I was reflecting on these lives in part because in Medina I was surrounded by reminders of the living history of Islam. The experience was having a profound impact on me, even though I had no idea where it would lead me. Muhammad turned to women as his political, spiritual, and religious advisers. He treated women as they should be treated. Like Jesus, he honored women. The legacy of male rule after the prophet's time was becoming clear to me: the spirit of Muhammad had been betrayed by centuries of men who instituted rules to protect their power. “The women of the first
ummah
in Medina took full part in its public life, and some, according to Arab custom, fought alongside the men in battle,” wrote Karen Armstrong in
Islam: A Short History
. “They did not seem to have experienced Islam as an oppressive religion, though later, as happened in Christianity, men would hijack the faith and bring it in line with the prevailing patriarchy.”

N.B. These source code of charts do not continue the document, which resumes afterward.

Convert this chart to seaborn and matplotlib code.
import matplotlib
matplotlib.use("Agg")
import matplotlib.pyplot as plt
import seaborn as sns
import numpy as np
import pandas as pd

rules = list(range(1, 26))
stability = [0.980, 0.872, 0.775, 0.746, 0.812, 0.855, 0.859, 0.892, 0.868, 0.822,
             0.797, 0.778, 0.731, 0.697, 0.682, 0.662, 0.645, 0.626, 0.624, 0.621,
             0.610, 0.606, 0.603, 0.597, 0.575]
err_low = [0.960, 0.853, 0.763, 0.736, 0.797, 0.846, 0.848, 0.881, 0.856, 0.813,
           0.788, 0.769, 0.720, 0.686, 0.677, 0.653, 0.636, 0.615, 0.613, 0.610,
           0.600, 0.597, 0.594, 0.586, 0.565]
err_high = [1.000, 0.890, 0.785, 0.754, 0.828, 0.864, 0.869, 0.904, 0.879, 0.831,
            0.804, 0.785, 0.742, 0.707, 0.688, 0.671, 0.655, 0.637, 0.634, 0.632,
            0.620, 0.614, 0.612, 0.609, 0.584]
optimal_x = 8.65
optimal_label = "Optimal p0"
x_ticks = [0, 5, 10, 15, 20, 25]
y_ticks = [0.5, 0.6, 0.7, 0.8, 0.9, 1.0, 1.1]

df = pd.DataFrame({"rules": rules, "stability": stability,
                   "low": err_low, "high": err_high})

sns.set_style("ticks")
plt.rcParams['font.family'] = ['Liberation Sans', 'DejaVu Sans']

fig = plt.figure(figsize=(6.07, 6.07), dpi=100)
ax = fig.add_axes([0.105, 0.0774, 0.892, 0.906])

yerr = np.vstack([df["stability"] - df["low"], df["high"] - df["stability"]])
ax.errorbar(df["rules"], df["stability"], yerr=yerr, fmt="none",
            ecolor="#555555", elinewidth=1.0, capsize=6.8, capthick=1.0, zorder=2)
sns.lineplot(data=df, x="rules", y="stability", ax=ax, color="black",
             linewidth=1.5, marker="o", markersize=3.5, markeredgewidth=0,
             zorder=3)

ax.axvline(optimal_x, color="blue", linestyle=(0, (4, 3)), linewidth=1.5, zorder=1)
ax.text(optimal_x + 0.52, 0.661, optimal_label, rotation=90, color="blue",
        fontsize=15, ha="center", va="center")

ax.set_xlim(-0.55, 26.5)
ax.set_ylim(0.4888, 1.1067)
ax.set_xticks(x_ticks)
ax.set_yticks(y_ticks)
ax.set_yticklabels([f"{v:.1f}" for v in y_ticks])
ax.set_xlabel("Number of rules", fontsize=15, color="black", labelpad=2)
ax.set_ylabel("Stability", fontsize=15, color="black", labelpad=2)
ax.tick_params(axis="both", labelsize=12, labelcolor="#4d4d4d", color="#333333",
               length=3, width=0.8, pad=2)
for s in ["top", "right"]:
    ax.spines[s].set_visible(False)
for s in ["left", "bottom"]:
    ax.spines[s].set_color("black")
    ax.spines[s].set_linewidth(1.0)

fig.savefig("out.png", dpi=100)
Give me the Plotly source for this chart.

Being on the hajj, I thought about the role of women in the history of Islam. It made me sad to realize that people—most often men—had made up rules that not only defied logic but also were not theologically and religiously grounded. As women, we have to stay alert and refuse to be subject to the edicts that deny us our rights. As I was trying to reconcile my
identity as a Muslim, I couldn't help but think about the life of the prophet. In what I read about his life, I saw a respect for women's status that couldn't help but inspire me. And what I saw in Medina was much more in line with what I felt about being a Muslim woman.